The people have rights.  Corporations can’t be licensed to take them away.  Our town government is responsible for the health, safety, and rights our citizens. When the county, state, and federal governments fail in their duties it is our duty to take action.”

The risks that come with dirty gas drilling and fracking in particular are of deep concern to Maryland residents. In 2008, speculators promised the moon to Garrett County landowner Dennis Buckel and his neighbours to allow gas drilling on their land. While waiting for the state to decide on the permitting, Buckel and others heard about what happened to Craig and Julie Sautner in Dimock, Pennsylvania, who had accepted the gas companies’ tempting offers.

Recently the Sautners’ claimed in a federal lawsuit that “they developed skin rashes and nearly passed out while showering because of fumes in the water.” With some 100 wells dug in their community and surrounding area, residents were suddenly able to light their tap water on fire.
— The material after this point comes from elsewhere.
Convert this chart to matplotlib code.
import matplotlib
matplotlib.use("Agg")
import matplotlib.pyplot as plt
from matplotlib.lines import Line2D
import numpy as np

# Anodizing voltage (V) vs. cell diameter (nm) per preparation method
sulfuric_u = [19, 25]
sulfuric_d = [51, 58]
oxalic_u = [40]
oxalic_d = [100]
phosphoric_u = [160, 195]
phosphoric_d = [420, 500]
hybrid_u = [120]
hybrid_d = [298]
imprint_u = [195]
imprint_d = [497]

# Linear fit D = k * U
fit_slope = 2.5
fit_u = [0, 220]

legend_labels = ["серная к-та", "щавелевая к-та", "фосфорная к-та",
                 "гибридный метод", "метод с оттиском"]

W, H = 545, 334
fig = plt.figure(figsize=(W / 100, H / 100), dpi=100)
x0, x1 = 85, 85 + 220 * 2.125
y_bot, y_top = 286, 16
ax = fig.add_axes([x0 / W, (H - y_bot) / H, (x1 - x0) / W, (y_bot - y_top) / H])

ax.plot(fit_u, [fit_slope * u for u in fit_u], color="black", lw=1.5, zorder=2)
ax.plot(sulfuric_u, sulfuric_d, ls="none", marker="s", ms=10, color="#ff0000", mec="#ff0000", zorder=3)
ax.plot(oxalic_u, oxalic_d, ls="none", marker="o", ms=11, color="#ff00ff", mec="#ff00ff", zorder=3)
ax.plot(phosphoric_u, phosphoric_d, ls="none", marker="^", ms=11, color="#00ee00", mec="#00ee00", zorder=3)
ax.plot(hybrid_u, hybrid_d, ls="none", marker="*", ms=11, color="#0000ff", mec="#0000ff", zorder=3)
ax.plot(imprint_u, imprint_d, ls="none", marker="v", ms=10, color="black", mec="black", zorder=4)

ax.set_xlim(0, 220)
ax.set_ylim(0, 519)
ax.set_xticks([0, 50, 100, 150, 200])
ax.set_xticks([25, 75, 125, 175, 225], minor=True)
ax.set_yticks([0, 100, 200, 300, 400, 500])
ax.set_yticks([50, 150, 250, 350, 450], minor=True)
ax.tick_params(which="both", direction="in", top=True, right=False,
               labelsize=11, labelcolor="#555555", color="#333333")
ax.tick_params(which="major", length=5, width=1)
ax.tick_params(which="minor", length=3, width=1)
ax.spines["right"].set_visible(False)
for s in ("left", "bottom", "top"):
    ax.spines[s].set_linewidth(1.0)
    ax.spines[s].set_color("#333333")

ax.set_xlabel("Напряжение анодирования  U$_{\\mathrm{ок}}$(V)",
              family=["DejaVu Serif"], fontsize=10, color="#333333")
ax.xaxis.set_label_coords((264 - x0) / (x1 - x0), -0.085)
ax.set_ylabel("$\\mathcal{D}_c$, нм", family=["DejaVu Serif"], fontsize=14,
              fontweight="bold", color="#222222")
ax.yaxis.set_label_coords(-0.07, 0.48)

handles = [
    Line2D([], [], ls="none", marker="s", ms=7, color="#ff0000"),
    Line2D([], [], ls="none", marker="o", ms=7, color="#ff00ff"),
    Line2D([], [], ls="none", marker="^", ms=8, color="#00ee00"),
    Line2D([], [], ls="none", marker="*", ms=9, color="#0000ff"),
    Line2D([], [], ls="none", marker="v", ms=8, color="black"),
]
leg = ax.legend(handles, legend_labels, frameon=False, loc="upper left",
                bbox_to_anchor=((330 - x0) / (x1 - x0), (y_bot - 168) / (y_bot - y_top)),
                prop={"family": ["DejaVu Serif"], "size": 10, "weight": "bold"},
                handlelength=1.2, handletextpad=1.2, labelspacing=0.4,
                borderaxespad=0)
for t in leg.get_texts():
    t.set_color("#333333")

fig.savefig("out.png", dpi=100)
Julie Sautner describes the plight of her family and that of her neighbours brought on by gas drilling:

Farmers who think that this is an easy way out, it’s absolutely not. You’re trading your health and your water. We can’t move. Nobody wants to buy our house.”

Now Buckel and other Maryland residents are understandably concerned about their own properties and health if they were to allow gas drilling:

“We need to know what’s in that fracking fluid…Sure we’d like to have the lease, but we don’t want to mess up the water.”
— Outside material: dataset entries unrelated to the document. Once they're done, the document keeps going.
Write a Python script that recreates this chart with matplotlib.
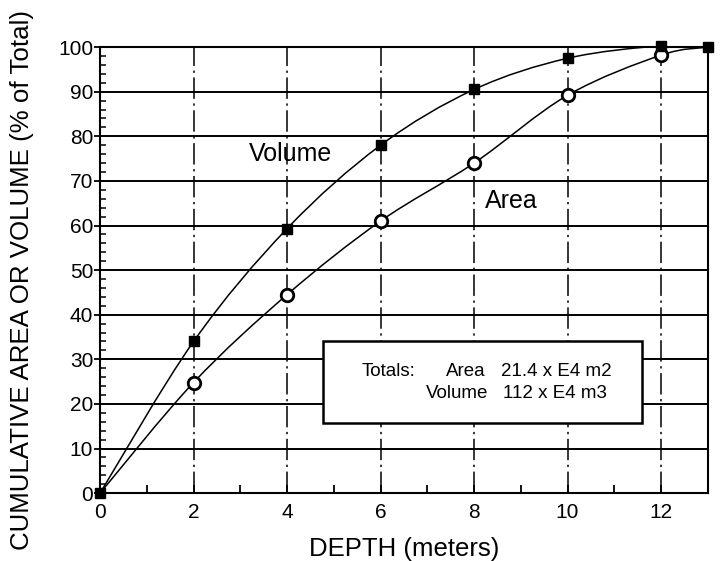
import numpy as np
import matplotlib
matplotlib.use("Agg")
import matplotlib.pyplot as plt
from matplotlib.path import Path
from matplotlib.patches import PathPatch, Rectangle
from matplotlib.ticker import MultipleLocator

plt.rcParams['font.family'] = ['Liberation Sans', 'DejaVu Sans']

# cumulative % of total vs depth
depth = [0, 2, 4, 6, 8, 10, 12, 13]
volume = [0, 34, 59.3, 78, 90.5, 97.5, 100.3, 100]
area = [0, 24.8, 44.5, 61, 74, 89.2, 98.2, 100]

xticks = [0, 2, 4, 6, 8, 10, 12]
yticks = [0, 10, 20, 30, 40, 50, 60, 70, 80, 90, 100]

totals_label = "Totals:"
totals_names = ["Area", "Volume"]
totals_values = ["21.4 x E4 m2", "112 x E4 m3"]


def smooth_path(x, y):
    # Catmull-Rom through the points, written as cubic Bezier segments
    pts = np.column_stack([x, y]).astype(float)
    ext = np.vstack([pts[0], pts, pts[-1]])
    verts = [pts[0]]
    codes = [Path.MOVETO]
    for i in range(1, len(ext) - 2):
        p0, p1, p2, p3 = ext[i - 1], ext[i], ext[i + 1], ext[i + 2]
        c1 = p1 + (p2 - p0) / 6.0
        c2 = p2 - (p3 - p1) / 6.0
        verts += [c1, c2, p2]
        codes += [Path.CURVE4] * 3
    return Path(verts, codes)


fig = plt.figure(figsize=(7.2, 5.61), dpi=100)
ax = fig.add_axes([0.139, 0.121, 0.844, 0.795])
ax.set_xlim(0, 13)
ax.set_ylim(0, 100)

# grid: solid horizontals, dash-dot verticals
for yv in yticks[1:-1]:
    ax.axhline(yv, color='black', lw=1.4, zorder=1)
for xv in xticks[1:]:
    ax.axvline(xv, color='black', lw=1.1, ls=(0, (14, 3, 1.5, 3)), zorder=1)

for s in ax.spines.values():
    s.set_linewidth(1.5)

# curves
ax.add_patch(PathPatch(smooth_path(depth, volume), fill=False, lw=1.1,
                       ec='black', zorder=3))
ax.add_patch(PathPatch(smooth_path(depth, area), fill=False, lw=1.1,
                       ec='black', zorder=3))
ax.plot(depth[1:-1], area[1:-1], 'o', ms=9, mfc='white', mec='black',
        mew=2.0, zorder=4, clip_on=False)
ax.plot(depth, volume, 's', ms=7.5, color='black', zorder=5, clip_on=False)

ax.text(3.19, 76, "Volume", fontsize=18, va='center', ha='left', zorder=6)
ax.text(8.24, 65.6, "Area", fontsize=18, va='center', ha='left', zorder=6)

# totals box
ax.add_patch(Rectangle((4.77, 15.7), 11.6 - 4.77, 34.2 - 15.7,
                       facecolor='white', edgecolor='black', lw=1.8, zorder=6))
ax.text(5.6, 26.3, totals_label, fontsize=13.5, va='baseline', zorder=7)
name_x = [7.40, 6.96]
value_x = [8.57, 8.63]
line_y = [26.3, 21.3]
for nm, val, nx, vx, yb in zip(totals_names, totals_values, name_x, value_x, line_y):
    ax.text(nx, yb, nm, fontsize=13.5, va='baseline', ha='left', zorder=7)
    ax.text(vx, yb, val, fontsize=13.5, va='baseline', ha='left', zorder=7)

# ticks
ax.set_xticks(xticks)
ax.set_yticks(yticks)
ax.xaxis.set_minor_locator(MultipleLocator(1))
ax.yaxis.set_minor_locator(MultipleLocator(2))
ax.tick_params(axis='x', which='major', direction='in', length=6, width=1.3,
               labelsize=15, pad=7)
ax.tick_params(axis='x', which='minor', direction='in', length=6, width=1.3)
ax.tick_params(axis='y', which='major', direction='out', length=4, width=1.3,
               labelsize=15, pad=1)
ax.tick_params(axis='y', which='minor', direction='in', length=4, width=1.1)

ax.set_xlabel("DEPTH (meters)", fontsize=18.5, labelpad=11)
fig.text(0.031, 0.5, "CUMULATIVE AREA OR VOLUME (% of Total)", fontsize=18.6,
         rotation=90, ha='center', va='center')

fig.savefig("out.png", dpi=100)
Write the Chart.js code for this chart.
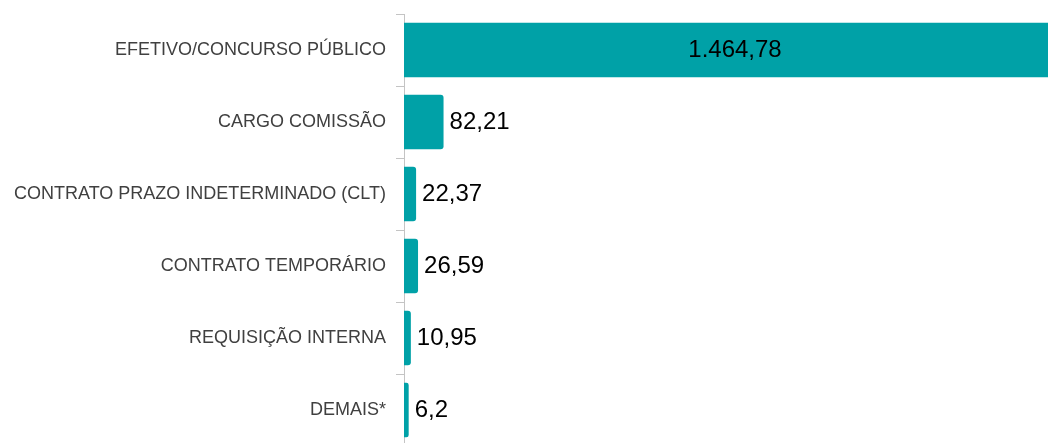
<!DOCTYPE html>
<html>
<head>
<meta charset="utf-8">
<script src="https://cdn.jsdelivr.net/npm/chart.js@4/dist/chart.umd.min.js"></script>
<style>
  html, body { margin: 0; padding: 0; background: #fff; overflow: hidden; }
  #wrap { width: 1048px; height: 446px; position: relative; }
</style>
</head>
<body>
<div id="wrap"><canvas id="vinculo_Chart"></canvas></div>
<script>
const categories = [
  "EFETIVO/CONCURSO PÚBLICO",
  "CARGO COMISSÃO",
  "CONTRATO PRAZO INDETERMINADO (CLT)",
  "CONTRATO TEMPORÁRIO",
  "REQUISIÇÃO INTERNA",
  "DEMAIS*",
];
const values = [1464.78, 82.21, 22.37, 26.59, 10.95, 6.2];
const valueLabels = ["1.464,78", "82,21", "22,37", "26,59", "10,95", "6,2"];
const X_MIN = -4;
const X_MAX = 1400;
const BAR_COLOR = "#00A1A7";

const valueLabelPlugin = {
  id: "valueLabels",
  afterDatasetsDraw(chart) {
    const ctx = chart.ctx;
    const area = chart.chartArea;
    const meta = chart.getDatasetMeta(0);
    ctx.save();
    ctx.font = '24px "Liberation Sans", Arial, sans-serif';
    ctx.fillStyle = "#000";
    ctx.textBaseline = "middle";
    meta.data.forEach((bar, i) => {
      const end = bar.x;
      if (end > area.right) {
        ctx.textAlign = "center";
        ctx.fillText(valueLabels[i], (bar.base + area.right) / 2 + 9, bar.y);
      } else {
        ctx.textAlign = "left";
        ctx.fillText(valueLabels[i], end + 6, bar.y);
      }
    });
    ctx.restore();
  },
};

function initChart() {
  const ctx = document.getElementById("vinculo_Chart").getContext("2d");
  new Chart(ctx, {
    type: "bar",
    data: {
      labels: categories,
      datasets: [
        {
          data: values,
          base: X_MIN,
          backgroundColor: BAR_COLOR,
          borderRadius: { topRight: 3, bottomRight: 3 },
          borderSkipped: "left",
          categoryPercentage: 1,
          barPercentage: 0.76,
        },
      ],
    },
    options: {
      indexAxis: "y",
      responsive: true,
      maintainAspectRatio: false,
      animation: false,
      layout: { padding: { top: 14, right: 0, bottom: 0, left: 0 } },
      plugins: {
        legend: { display: false },
        tooltip: { enabled: false },
      },
      scales: {
        x: {
          display: false,
          min: X_MIN,
          max: X_MAX,
        },
        y: {
          afterFit: (scale) => {
            scale.width = 404;
            scale.paddingTop = 0;
            scale.paddingBottom = 0;
          },
          border: { display: true, color: "#c4c4c4", width: 1 },
          grid: {
            offset: true,
            drawOnChartArea: false,
            drawTicks: true,
            tickLength: 8,
            color: "#c4c4c4",
          },
          ticks: {
            padding: 10,
            color: "#404040",
            font: { family: '"Liberation Sans", Arial, sans-serif', size: 18 },
          },
        },
      },
    },
    plugins: [valueLabelPlugin],
  });
}

window.onload = initChart;
</script>
</body>
</html>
A great deal of momentum is building against shale gas drilling and hydraulic fracturing since last year’s release of the film Gasland which depicted many families facing a similar situation to the Buckel’s.

Additionally a recent New York Times investigative series Drilling Down has also drawn more attention to the dangers of current gas drilling practices in the Marcellus Shale region. Importantly, the Environmental Protection Agency (EPA) is also in the midst of its own extensive study of fracking, with the early results expected in 2012 (and final results in 2014).
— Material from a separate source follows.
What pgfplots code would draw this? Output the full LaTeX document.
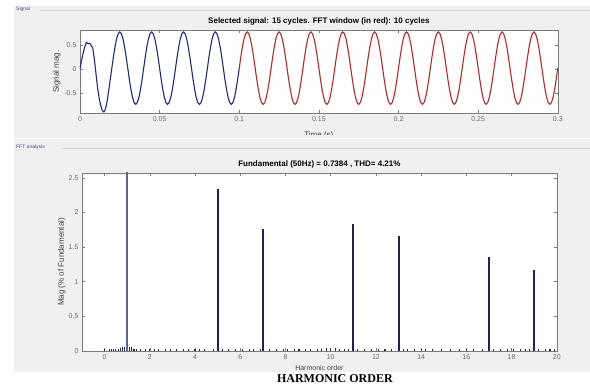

Today, the Maryland Shale Safe Drilling Act of 2011 had its first reading in the Senate Committee on Education, Health and Environmental Affairs. While there is support in the Senate for the moratorium, the oil and gas lobby is working overtime, and according to the bill’s lead sponsor Heather Mizeur (D-Montgomery), they “have been working the issue harder in that chamber.”

With the recent proposed fracking ban in New Jersey, and the fracking moratorium in place in the province of Québec  (where a multi-year study is also taking place), Maryland lawmakers made an excellent first step to protect their water, environment and health from gas drilling. But the battle is just beginning. The gas industry will put every ounce of pressure it can on the Senate not to pass the bill.

Yet again, polluter lobbyists are threatening to overturn a much-needed safeguard to hold the reckless gas industry in check. Hopefully the Maryland Senate will see through their smog and vote to protect the state’s water and health.